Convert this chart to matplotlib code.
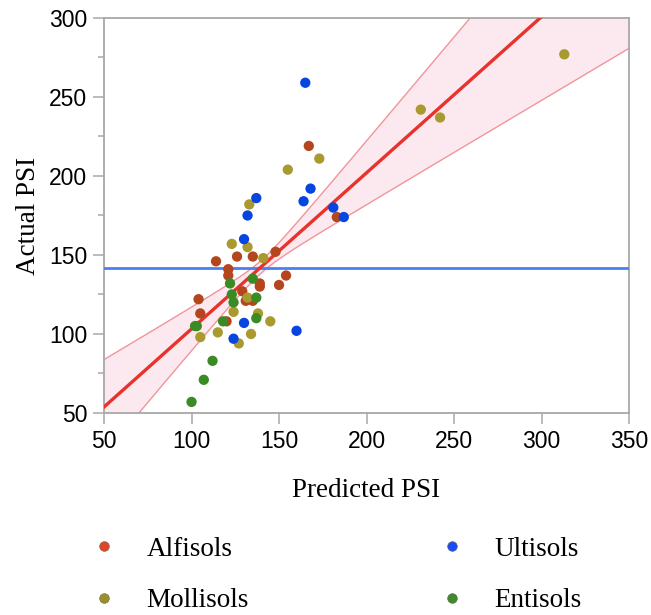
import numpy as np
import matplotlib
matplotlib.use('Agg')
import matplotlib.pyplot as plt
from matplotlib.lines import Line2D

# Points: predicted PSI (x) and actual PSI (y)
alfisols_x = [167, 183, 126, 135, 148, 114, 121, 121, 139, 139, 154, 150, 129, 131, 135, 104, 105, 120]
alfisols_y = [219, 174, 149, 149, 152, 146, 141, 137, 132, 130, 137, 131, 127, 121, 121, 122, 113, 108]

mollisols_x = [173, 155, 133, 231, 242, 313, 123, 132, 141, 132, 124, 138, 145, 105, 115, 134, 127]
mollisols_y = [211, 204, 182, 242, 237, 277, 157, 155, 148, 123, 114, 113, 108, 98, 101, 100, 94]

ultisols_x = [165, 168, 164, 137, 132, 130, 181, 187, 130, 160, 124]
ultisols_y = [259, 192, 184, 186, 175, 160, 180, 174, 107, 102, 97]

entisols_x = [122, 135, 123, 124, 137, 137, 102, 103, 118, 112, 107, 100]
entisols_y = [132, 135, 125, 120, 123, 110, 105, 105, 108, 83, 71, 57]

# fitted line, its confidence band and the mean of actual PSI
fit_slope = 0.988
fit_intercept = 4.4
band_center = 140.0
band_min = 4.0
band_spread = 0.33
mean_actual = 142.0

point_colors = {'Alfisols': '#b4461d', 'Mollisols': '#a89a2e',
                'Ultisols': '#0645e0', 'Entisols': '#3a8b24'}
legend_colors = {'Alfisols': '#e0442a', 'Mollisols': '#9a8f2c',
                 'Ultisols': '#1a4cff', 'Entisols': '#3d8b2c'}

fig = plt.figure(figsize=(6.51, 6.15), dpi=100)
ax = fig.add_axes([0.1598, 0.3285, 0.8065, 0.6423])

xs = np.linspace(50, 350, 500)
fit = fit_slope * xs + fit_intercept
half = np.sqrt(band_min**2 + (band_spread * (xs - band_center))**2)
ax.fill_between(xs, fit - half, fit + half, color='#fce9ef', lw=0, zorder=1)
ax.plot(xs, fit + half, color='#f0959b', lw=1.0, zorder=2)
ax.plot(xs, fit - half, color='#f0959b', lw=1.0, zorder=2)
ax.axhline(mean_actual, color='#4a7ef3', lw=2.0, zorder=3)
ax.plot(xs, fit, color='#e8322b', lw=2.4, zorder=4)

series = [('Alfisols', alfisols_x, alfisols_y),
          ('Mollisols', mollisols_x, mollisols_y),
          ('Ultisols', ultisols_x, ultisols_y),
          ('Entisols', entisols_x, entisols_y)]
for name, x, y in series:
    ax.scatter(x, y, s=55, color=point_colors[name], edgecolors='none', zorder=5)

ax.set_xlim(50, 350)
ax.set_ylim(50, 300)
ax.set_xticks(np.arange(50, 351, 50))
ax.set_yticks(np.arange(50, 301, 50))
ax.set_yticks(np.arange(75, 300, 50), minor=True)
for s in ax.spines.values():
    s.set_color('#a8a8a8')
    s.set_linewidth(1.3)
ax.tick_params(which='major', direction='out', length=8, width=1.1, color='#a8a8a8',
               labelsize=16.5, pad=4)
ax.tick_params(which='minor', direction='out', length=4, width=1.1, color='#a8a8a8')
for lab in ax.get_xticklabels() + ax.get_yticklabels():
    lab.set_family('Liberation Sans')

ax.set_xlabel('Predicted PSI', family='Liberation Serif', fontsize=19.5, labelpad=18)
ax.set_ylabel('Actual PSI', family='Liberation Serif', fontsize=19.5, labelpad=6)

order = ['Alfisols', 'Mollisols', 'Ultisols', 'Entisols']
handles = [Line2D([], [], ls='none', marker='o', markersize=7,
                  markerfacecolor=legend_colors[n], markeredgecolor='#6b6b40',
                  markeredgewidth=0.4) for n in order]
fig.legend(handles, order, ncol=2, loc='upper left', bbox_to_anchor=(0.1475, 0.127),
           frameon=False, prop={'family': 'Liberation Serif', 'size': 19.5},
           handlelength=0.6, handletextpad=1.26, columnspacing=7.2,
           labelspacing=0.98, borderpad=0, borderaxespad=0)

plt.savefig('out.png', dpi=100)
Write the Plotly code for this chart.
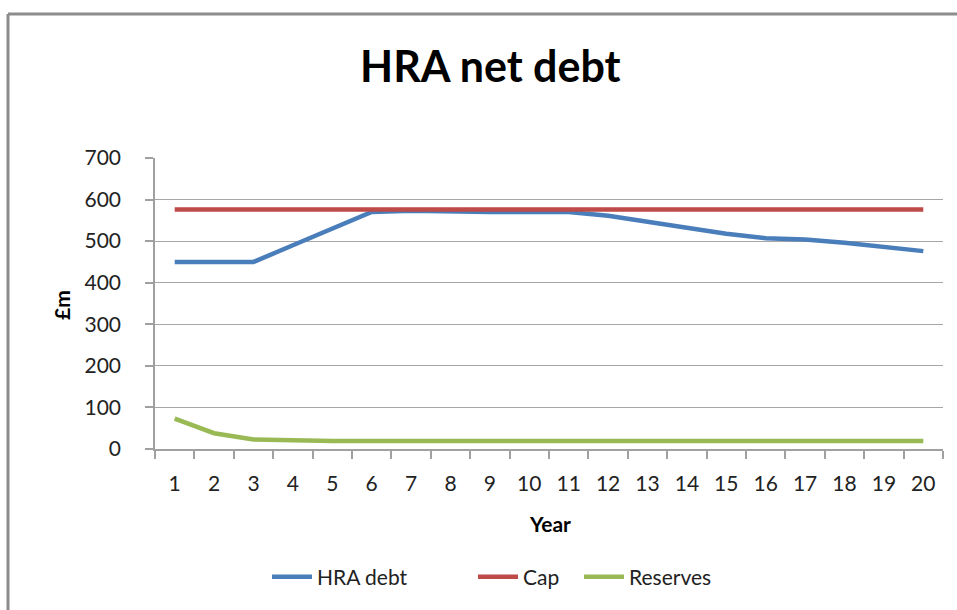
import plotly.graph_objects as go

years = [str(i) for i in range(1, 21)]
hra_debt = [450, 450, 450, 490, 530, 570, 573, 571, 570, 570, 570, 561, 546, 532, 518, 507, 504, 496, 485, 476]
cap = [576] * 20
reserves = [73, 38, 23, 20, 19, 19, 19, 19, 19, 19, 19, 19, 19, 19, 19, 19, 19, 19, 19, 19]
y_ticks = [0, 100, 200, 300, 400, 500, 600, 700]

FONT = "Lato"
fig = go.Figure()
fig.add_trace(go.Scatter(x=years, y=hra_debt, mode="lines", name="HRA debt", legend="legend",
                         line=dict(color="#4A7EBB", width=4.5)))
fig.add_trace(go.Scatter(x=years, y=cap, mode="lines", name="Cap", legend="legend2",
                         line=dict(color="#BE4B48", width=4.5)))
fig.add_trace(go.Scatter(x=years, y=reserves, mode="lines", name="Reserves", legend="legend3",
                         line=dict(color="#98B954", width=4.5)))

L, R, T, B = 155, 14, 158, 161
W, H = 957, 610
pw, ph = W - L - R, H - T - B

def px(x):
    return (x - L) / pw

def py(y):
    return (H - B - y) / ph

def leg(x):
    return dict(orientation="h", x=px(x), xanchor="left", y=py(577), yanchor="middle",
                font=dict(size=21, family=FONT, color="#222"), itemwidth=40,
                bgcolor="rgba(0,0,0,0)")

fig.update_layout(
    width=W, height=H,
    margin=dict(l=L, r=R, t=T, b=B, autoexpand=False),
    paper_bgcolor="white", plot_bgcolor="white",
    font=dict(family=FONT, size=21, color="#222"),
    showlegend=True,
    legend=leg(267), legend2=leg(473), legend3=leg(579),
    xaxis=dict(type="category", range=[-0.5, 19.5], tickson="boundaries", ticks="outside", ticklen=8,
               tickcolor="#a0a0a0", tickwidth=1.5, showline=True, linecolor="#a0a0a0",
               linewidth=1.5, showgrid=False, ticklabelstandoff=15, automargin=False,
               tickfont=dict(size=21, family=FONT, color="#222"), fixedrange=True),
    yaxis=dict(range=[0, 700], tickvals=y_ticks, ticks="outside", ticklen=8,
               tickcolor="#a0a0a0", tickwidth=1.5, showline=True, linecolor="#a0a0a0",
               linewidth=1.5, showgrid=True, gridcolor="#a6a6a6", gridwidth=1.2,
               zeroline=False, ticklabelstandoff=20, automargin=False,
               tickfont=dict(size=21, family=FONT, color="#222"), fixedrange=True),
    annotations=[
        dict(text="<b>HRA net debt</b>", x=px(490), y=py(65), xref="paper", yref="paper",
             showarrow=False, font=dict(size=43, family=FONT, color="#000"),
             xanchor="center", yanchor="middle"),
        dict(text="<b>Year</b>", x=px(550), y=py(523), xref="paper", yref="paper",
             showarrow=False, font=dict(size=21, family=FONT, color="#000"),
             xanchor="center", yanchor="middle"),
        dict(text="<b>£m</b>", x=px(61), y=py(305), xref="paper", yref="paper",
             showarrow=False, textangle=-90, font=dict(size=21, family=FONT, color="#000"),
             xanchor="center", yanchor="middle"),
    ],
    shapes=[
        dict(type="line", xref="paper", yref="paper", x0=px(8), x1=px(W + 20), y0=py(14), y1=py(14),
             line=dict(color="#8c8c8c", width=3)),
        dict(type="line", xref="paper", yref="paper", x0=px(8), x1=px(8), y0=py(14), y1=py(H + 20),
             line=dict(color="#8c8c8c", width=3)),
    ],
)

fig.write_html("out.html")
□ □ □ □ □ □ □
[Goal of the exercise] Only the lines from the start of the records above through the line containing "83, 71, 57]" should be returned, exactly and with both ends, please; the pictures stay out.

[Result for this exercise]
Convert this chart to matplotlib code.
import numpy as np
import matplotlib
matplotlib.use('Agg')
import matplotlib.pyplot as plt
from matplotlib.lines import Line2D

# Points: predicted PSI (x) and actual PSI (y)
alfisols_x = [167, 183, 126, 135, 148, 114, 121, 121, 139, 139, 154, 150, 129, 131, 135, 104, 105, 120]
alfisols_y = [219, 174, 149, 149, 152, 146, 141, 137, 132, 130, 137, 131, 127, 121, 121, 122, 113, 108]

mollisols_x = [173, 155, 133, 231, 242, 313, 123, 132, 141, 132, 124, 138, 145, 105, 115, 134, 127]
mollisols_y = [211, 204, 182, 242, 237, 277, 157, 155, 148, 123, 114, 113, 108, 98, 101, 100, 94]

ultisols_x = [165, 168, 164, 137, 132, 130, 181, 187, 130, 160, 124]
ultisols_y = [259, 192, 184, 186, 175, 160, 180, 174, 107, 102, 97]

entisols_x = [122, 135, 123, 124, 137, 137, 102, 103, 118, 112, 107, 100]
entisols_y = [132, 135, 125, 120, 123, 110, 105, 105, 108, 83, 71, 57]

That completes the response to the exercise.